Doctor explaining test results to patient

Blue Cross Teams with Clinicians to Improve Treatment for Peripheral Artery Disease  

Working closely with dedicated teams of clinicians, Blue Cross Blue Shield of Michigan is helping to address costs and improve outcomes for patients with peripheral artery disease.  

After analyzing data collected on angioplasty and atherectomy procedures in Michigan, clinicians in Blue Cross’ BMC Collaborative Quality Initiative (CQI) found patterns in how the procedures were used that will help guide changes in treatment.  

Peripheral artery disease is a common circulatory problem in which narrowed arteries reduce blood flow to the limbs and is often caused by fatty deposits that build up on artery walls.  

In some cases, it can be treated with angioplasty – a procedure in which a catheter is threaded through a blood vessel to the affected artery and then a small balloon is inflated to reopen the artery. A stent may be inserted into the artery to keep it open. These procedures must be done in a hospital that is equipped for open heart surgery.  

Atherectomy procedures – in which plaque is shaved or vaporized away from the artery – were initially introduced years ago as a less costly option because they could be performed in an outpatient setting. In 2018 the U.S. Centers for Medicare & Medicaid Services increased reimbursement for the procedure to shift care to outpatient facilities.  

However, the result wasn’t as intended: while the use of atherectomy did increase, cost savings weren’t realized – and the safety and quality of the procedure wasn’t better than the more invasive angioplasty.  

To address this situation, Blue Cross is teaming with the BMC2 CQI and the Michigan Value Collaborative CQI to develop and analyze new care models and payment models for atherectomy and angioplasty in Michigan. A multidisciplinary group will review data and propose a process of care — called a care pathway — for peripheral arterial disease. 

The team also will examine potential changes in reimbursement levels, such as increasing them for angioplasty and reducing them for atherectomy.

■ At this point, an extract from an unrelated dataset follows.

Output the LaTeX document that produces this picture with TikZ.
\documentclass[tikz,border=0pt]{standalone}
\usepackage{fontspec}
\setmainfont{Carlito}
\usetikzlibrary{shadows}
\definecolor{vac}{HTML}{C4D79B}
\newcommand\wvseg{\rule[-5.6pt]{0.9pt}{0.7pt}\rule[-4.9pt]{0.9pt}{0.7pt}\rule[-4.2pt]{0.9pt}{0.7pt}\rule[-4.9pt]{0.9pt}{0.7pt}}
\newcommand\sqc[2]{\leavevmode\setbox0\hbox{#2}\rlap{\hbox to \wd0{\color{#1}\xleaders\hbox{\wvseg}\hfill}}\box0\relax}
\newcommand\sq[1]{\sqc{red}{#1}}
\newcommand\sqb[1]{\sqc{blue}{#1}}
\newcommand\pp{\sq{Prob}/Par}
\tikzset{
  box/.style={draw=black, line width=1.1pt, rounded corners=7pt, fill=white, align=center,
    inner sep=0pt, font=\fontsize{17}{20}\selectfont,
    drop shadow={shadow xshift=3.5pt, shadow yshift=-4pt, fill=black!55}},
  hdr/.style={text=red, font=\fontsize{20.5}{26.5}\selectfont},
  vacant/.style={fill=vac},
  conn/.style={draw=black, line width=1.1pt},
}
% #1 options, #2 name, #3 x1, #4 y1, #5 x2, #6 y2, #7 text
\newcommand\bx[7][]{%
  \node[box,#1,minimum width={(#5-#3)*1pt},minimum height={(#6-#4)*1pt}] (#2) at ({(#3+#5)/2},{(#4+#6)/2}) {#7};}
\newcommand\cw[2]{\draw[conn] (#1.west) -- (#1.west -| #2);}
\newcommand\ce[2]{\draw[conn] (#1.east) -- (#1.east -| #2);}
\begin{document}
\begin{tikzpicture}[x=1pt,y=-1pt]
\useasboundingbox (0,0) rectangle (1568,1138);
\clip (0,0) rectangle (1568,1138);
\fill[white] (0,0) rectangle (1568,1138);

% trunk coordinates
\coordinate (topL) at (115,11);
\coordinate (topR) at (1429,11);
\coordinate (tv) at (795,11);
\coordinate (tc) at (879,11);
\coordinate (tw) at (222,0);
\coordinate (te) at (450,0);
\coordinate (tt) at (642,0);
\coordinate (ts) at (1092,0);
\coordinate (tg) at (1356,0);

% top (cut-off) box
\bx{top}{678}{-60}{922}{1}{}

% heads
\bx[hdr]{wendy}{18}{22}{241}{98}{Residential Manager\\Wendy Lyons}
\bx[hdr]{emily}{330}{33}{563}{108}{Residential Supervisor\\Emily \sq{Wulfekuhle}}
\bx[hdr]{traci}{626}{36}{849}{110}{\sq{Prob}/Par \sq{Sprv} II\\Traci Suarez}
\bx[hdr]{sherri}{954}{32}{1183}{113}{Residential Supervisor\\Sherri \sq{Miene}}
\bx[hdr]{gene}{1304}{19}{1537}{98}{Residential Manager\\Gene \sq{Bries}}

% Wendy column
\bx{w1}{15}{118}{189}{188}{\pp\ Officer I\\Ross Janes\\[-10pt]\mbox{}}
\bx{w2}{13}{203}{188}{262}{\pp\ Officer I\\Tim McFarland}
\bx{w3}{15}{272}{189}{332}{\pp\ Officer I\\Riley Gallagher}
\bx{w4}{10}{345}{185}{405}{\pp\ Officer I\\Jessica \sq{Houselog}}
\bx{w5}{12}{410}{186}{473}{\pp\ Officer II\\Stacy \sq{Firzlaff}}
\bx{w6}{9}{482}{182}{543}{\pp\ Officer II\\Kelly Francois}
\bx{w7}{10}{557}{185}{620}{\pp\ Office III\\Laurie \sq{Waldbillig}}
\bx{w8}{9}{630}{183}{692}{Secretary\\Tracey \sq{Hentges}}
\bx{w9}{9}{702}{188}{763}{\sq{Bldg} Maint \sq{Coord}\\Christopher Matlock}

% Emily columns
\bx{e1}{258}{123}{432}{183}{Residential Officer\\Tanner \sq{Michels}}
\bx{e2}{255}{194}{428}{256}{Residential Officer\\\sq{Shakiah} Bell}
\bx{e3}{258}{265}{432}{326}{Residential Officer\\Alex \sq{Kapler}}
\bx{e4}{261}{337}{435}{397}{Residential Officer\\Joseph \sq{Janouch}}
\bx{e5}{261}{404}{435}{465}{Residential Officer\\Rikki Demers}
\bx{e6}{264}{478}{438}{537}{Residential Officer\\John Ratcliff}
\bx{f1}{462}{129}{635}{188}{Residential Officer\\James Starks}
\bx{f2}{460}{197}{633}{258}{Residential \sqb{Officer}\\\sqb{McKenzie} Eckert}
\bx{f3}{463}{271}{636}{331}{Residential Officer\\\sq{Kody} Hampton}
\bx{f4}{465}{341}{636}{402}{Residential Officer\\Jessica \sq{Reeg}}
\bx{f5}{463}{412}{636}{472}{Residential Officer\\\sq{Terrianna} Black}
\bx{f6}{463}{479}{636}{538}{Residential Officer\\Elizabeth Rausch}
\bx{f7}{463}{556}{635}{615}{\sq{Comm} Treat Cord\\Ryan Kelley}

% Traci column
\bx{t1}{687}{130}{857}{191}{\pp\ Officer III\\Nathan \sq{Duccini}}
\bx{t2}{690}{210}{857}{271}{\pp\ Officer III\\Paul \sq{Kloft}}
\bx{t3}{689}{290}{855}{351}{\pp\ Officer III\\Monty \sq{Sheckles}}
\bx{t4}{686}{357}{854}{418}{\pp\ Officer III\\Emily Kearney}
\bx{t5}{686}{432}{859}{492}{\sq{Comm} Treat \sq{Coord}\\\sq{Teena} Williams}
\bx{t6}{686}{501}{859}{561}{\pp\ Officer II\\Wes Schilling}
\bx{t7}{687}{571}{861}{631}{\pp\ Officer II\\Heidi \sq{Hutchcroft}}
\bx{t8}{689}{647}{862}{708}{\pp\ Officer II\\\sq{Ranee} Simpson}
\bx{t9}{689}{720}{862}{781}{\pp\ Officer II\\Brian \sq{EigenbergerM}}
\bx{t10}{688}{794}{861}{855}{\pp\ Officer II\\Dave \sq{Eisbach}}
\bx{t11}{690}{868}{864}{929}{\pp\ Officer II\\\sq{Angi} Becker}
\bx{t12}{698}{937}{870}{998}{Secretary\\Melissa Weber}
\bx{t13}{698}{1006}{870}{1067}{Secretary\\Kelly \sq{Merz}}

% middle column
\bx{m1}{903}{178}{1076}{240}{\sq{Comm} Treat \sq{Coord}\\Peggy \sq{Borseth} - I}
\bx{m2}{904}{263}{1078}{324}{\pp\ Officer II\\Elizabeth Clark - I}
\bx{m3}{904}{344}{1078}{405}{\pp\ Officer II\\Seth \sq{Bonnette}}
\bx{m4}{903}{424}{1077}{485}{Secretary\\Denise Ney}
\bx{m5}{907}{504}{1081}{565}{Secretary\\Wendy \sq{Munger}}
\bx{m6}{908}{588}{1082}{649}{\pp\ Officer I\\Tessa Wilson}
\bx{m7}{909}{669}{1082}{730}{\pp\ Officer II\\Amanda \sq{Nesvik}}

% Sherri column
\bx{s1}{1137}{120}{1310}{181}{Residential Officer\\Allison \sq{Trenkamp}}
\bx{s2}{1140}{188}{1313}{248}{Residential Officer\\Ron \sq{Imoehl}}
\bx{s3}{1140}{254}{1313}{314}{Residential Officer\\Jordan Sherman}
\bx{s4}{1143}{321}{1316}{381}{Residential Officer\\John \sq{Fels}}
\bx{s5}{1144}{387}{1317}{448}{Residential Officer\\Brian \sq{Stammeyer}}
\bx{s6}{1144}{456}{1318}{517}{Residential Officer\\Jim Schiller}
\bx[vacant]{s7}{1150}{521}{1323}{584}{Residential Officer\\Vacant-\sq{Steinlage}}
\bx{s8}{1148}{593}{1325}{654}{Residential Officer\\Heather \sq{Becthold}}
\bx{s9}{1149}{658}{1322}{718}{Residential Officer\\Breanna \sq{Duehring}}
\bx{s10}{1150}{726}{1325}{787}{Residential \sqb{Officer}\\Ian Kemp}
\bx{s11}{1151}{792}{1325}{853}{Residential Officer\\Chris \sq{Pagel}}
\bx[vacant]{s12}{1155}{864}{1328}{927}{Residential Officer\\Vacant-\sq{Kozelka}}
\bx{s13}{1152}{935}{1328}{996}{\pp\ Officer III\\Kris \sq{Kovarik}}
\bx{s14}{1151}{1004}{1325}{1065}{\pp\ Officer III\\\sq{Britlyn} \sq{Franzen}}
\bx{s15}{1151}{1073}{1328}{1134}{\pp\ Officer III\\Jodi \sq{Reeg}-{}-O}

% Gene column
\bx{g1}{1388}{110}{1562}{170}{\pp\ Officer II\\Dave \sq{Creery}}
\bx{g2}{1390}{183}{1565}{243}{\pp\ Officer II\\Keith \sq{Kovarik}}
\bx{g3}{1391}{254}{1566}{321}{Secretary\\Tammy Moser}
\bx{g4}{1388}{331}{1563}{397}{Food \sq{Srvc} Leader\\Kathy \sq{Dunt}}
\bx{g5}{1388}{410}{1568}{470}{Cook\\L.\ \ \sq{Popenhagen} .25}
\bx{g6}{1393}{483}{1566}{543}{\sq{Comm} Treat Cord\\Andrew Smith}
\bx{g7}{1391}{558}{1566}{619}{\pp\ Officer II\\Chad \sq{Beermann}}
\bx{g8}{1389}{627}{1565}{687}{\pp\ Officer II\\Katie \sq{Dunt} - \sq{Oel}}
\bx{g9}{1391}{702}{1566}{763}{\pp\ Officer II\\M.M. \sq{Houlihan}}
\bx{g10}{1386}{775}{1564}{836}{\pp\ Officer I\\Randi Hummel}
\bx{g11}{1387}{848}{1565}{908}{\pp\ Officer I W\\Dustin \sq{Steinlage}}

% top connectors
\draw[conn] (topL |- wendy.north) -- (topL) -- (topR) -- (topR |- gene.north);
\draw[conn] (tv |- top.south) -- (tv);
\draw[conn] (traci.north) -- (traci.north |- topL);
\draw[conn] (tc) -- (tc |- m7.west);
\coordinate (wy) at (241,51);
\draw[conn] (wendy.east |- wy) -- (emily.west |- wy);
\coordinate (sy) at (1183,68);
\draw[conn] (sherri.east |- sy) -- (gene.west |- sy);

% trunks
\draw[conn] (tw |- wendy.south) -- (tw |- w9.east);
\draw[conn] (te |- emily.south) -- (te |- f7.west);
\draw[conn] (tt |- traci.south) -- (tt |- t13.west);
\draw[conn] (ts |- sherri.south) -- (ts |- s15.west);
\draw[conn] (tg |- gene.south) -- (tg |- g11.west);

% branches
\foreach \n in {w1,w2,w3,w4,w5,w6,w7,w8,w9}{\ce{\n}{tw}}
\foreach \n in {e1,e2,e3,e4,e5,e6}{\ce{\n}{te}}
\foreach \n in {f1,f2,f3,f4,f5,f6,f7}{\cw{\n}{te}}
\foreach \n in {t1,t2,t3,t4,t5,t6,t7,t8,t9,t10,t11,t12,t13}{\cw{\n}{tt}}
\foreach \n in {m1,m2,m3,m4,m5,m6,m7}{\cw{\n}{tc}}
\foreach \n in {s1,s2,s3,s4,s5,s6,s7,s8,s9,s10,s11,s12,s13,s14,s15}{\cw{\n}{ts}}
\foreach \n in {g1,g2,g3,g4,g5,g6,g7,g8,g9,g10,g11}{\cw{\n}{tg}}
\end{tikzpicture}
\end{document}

Analyzing both claims and outcomes data will help determine whether these efforts are working. 

“I think this is a great example of the collaboration between our organizations. The Michigan Value Collaborative provides hospital-unique analytic data that can be used to identify opportunities for quality improvement and appropriate cost reduction,” said Dr. Faris Ahmad, M.D., medical director at Blue Cross Blue Shield of Michigan. “This helps ensure hospital and physician leaders are able to enhance the impact of their quality improvement activities.”